Involving raw_dat and tgt_dat in the same condition

We may not be able to support this. Take a look and let me know @ramiromagno

MH.MHLOC when MH.MHTERM = [GCAHX.NCITERM] or [GCAHX.NCITERMO]

Map the collected value in GCAHX raw_dat locat raw_varialble to MH.MHLOC when this condition is met MH.MHTERM = [GCAHX.NCITERM] or [GCAHX.NCITERMO]

#when using in-pipe
|>
assign_ct(
  raw_dat = GCAHX
  raw_var = "SPCNM",
  tgt_var = "FASPEC",
  ct_spec = study_ct,
  ct_clst = "C1212121",
  tgt_dat = add_cond(.data,  MHTERM %in% GCAHX$NCITERM || MHTERM %in% GCAHX$NCITERM O),
  id_vars = oak_id_vars()
)
ramiromagno commented 2 months ago

To help understand that use case involving variables of raw_dat and tgt_dat in the same condition, could you share how you currently do it with roak's if_then_else() interface?

ramiromagno commented 2 months ago

What should happen if the condition results in NA?

rammprasad commented 1 month ago

To help understand that use case involving variables of raw_dat and tgt_dat in the same condition, could you share how you currently do it with roak's if_then_else() interface?

The {roak} processes it very differently, and it is driven by metadata. The main branch has an example. Please refer to the example mapping CMMODIFTY with the annotation text If different to CM.CMTRT, then CM.CMMODIFY means the mapping will happen if the value in the collected column CMMODIFY is different from the CMTRT. It is carried out using the spec parameters condition_left, condition_right, and condition_operator. {roak} reads it and processes the logical condition. it is a bit confusing as at the moment the name of the variable in CMMODIFY in the raw_dataset and in the target domain CM. I will change it in the raw_dataset

A mock of automation of this in {roak} will look like

 # Derive qualifier CMMODIFY  Annotation text = If different to CM.CMTRT then CM.CMMODIFY
  if_then_else(
    raw_dat = cm_raw,
    raw_var = CMMODIFY,
    condition_left_raw_dataset = cm_raw,
    condition_left_raw_variable = CMMODIFY,
    condition_operator = "diffferent_to",
    condition_right_sdtm_variable_domain = CM,
    condition_right_sdtm_variable = CMTRT,
    sub_algorithm = assign_no_ct,
    tgt_var = CMDOSETXT,
    id_vars = oak_id_vars()
  ) |>

Can we do something like this in {sdtm.oak} where filtering needs to happen based on a condition in raw_dat and tar_dat?

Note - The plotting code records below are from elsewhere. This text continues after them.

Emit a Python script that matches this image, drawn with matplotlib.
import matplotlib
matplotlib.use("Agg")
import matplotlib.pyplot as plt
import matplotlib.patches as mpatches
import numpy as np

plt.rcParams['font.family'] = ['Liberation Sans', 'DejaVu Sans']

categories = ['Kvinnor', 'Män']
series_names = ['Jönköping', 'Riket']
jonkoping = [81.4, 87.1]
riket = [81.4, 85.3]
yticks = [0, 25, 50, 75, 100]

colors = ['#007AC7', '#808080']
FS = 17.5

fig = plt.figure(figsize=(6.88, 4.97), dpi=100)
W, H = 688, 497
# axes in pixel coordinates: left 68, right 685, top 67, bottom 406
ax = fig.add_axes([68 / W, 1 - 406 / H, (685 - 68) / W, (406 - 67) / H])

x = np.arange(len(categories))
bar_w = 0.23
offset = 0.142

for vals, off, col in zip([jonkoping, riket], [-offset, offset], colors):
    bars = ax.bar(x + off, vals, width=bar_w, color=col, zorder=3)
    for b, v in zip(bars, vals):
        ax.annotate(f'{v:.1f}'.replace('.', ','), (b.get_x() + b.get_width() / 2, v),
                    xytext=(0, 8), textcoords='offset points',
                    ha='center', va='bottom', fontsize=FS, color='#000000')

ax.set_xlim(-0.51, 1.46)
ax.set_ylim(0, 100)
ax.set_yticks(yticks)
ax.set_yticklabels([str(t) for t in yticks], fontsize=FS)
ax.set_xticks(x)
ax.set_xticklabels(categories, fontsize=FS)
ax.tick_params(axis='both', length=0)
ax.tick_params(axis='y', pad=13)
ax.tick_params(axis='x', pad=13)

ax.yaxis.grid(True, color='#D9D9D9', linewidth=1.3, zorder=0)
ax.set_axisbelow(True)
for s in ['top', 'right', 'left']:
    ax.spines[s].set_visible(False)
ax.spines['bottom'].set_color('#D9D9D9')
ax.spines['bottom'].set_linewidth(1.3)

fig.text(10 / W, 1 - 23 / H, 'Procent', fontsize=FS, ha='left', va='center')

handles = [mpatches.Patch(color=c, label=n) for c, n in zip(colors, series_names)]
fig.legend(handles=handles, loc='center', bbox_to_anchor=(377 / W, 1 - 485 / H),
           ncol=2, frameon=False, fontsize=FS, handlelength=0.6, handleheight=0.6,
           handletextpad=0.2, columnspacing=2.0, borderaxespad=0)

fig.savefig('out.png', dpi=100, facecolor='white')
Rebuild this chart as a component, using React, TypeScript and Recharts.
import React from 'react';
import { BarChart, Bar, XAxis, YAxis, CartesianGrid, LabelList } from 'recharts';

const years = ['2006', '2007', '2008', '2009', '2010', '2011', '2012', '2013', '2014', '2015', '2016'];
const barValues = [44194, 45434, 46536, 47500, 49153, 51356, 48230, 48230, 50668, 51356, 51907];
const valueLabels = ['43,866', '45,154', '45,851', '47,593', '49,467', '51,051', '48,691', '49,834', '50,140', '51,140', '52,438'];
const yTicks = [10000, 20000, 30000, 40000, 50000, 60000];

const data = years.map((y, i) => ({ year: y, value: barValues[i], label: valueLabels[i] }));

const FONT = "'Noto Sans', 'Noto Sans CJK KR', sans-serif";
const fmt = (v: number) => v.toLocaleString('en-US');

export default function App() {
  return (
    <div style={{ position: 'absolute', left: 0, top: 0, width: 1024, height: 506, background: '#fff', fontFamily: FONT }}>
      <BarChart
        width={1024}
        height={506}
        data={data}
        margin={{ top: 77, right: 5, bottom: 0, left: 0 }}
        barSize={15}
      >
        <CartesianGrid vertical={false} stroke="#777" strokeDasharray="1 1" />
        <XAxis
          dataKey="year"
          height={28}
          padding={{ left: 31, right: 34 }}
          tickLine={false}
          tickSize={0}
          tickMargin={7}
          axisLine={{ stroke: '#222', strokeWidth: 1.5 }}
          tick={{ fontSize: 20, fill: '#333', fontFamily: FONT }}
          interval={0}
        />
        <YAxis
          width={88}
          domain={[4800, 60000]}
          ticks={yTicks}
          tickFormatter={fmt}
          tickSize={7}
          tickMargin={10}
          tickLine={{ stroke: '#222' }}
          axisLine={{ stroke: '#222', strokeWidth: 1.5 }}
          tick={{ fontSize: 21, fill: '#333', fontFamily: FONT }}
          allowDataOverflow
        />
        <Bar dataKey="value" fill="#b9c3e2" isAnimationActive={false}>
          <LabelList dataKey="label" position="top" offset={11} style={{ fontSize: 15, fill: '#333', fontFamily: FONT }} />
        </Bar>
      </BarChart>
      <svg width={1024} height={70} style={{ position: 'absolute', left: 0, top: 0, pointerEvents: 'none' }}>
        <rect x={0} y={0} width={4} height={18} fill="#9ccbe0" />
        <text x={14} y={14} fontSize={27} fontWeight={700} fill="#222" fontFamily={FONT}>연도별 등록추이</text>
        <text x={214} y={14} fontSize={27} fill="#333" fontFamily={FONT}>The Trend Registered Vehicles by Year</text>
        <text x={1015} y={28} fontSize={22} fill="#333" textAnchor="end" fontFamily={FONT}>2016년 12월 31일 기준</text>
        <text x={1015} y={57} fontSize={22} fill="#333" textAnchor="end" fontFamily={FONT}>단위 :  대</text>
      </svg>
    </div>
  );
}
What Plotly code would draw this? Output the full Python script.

 # Derive qualifier CMMODIFY  Annotation text  If collected value in CMMODIFY in cm_raw is different to CM.CMTRT then
  # assign the collected value to CMMODIFY in the CM domain (CM.CMMODIFY)
  assign_no_ct(
    raw_dat = cm_raw,
    raw_var = "CMMODIFY",
    add_cond = (cm_raw$CMMODIFY == .data$CMTRT),
    tgt_var = "CMMODIFY",
    id_vars = oak_id_vars()
  )
rammprasad commented 1 month ago

What should happen if the condition results in NA?

If no records match the criteria, we create the tgt_var as an empty column.

rammprasad commented 1 month ago

Preferred option to handle complex if condition.

when using in-pipe

|> assign_ct( raw_dat = GCAHX raw_var = "SPCNM", tgt_var = "FASPEC", ct_spec = study_ct, ct_clst = "C1212121", tgt_dat = add_cond(.data$MHTERM %in% GCAHX$NCITERM || .data$MHTERM %in% GCAHX$NCITERMO), id_vars = oak_id_vars() )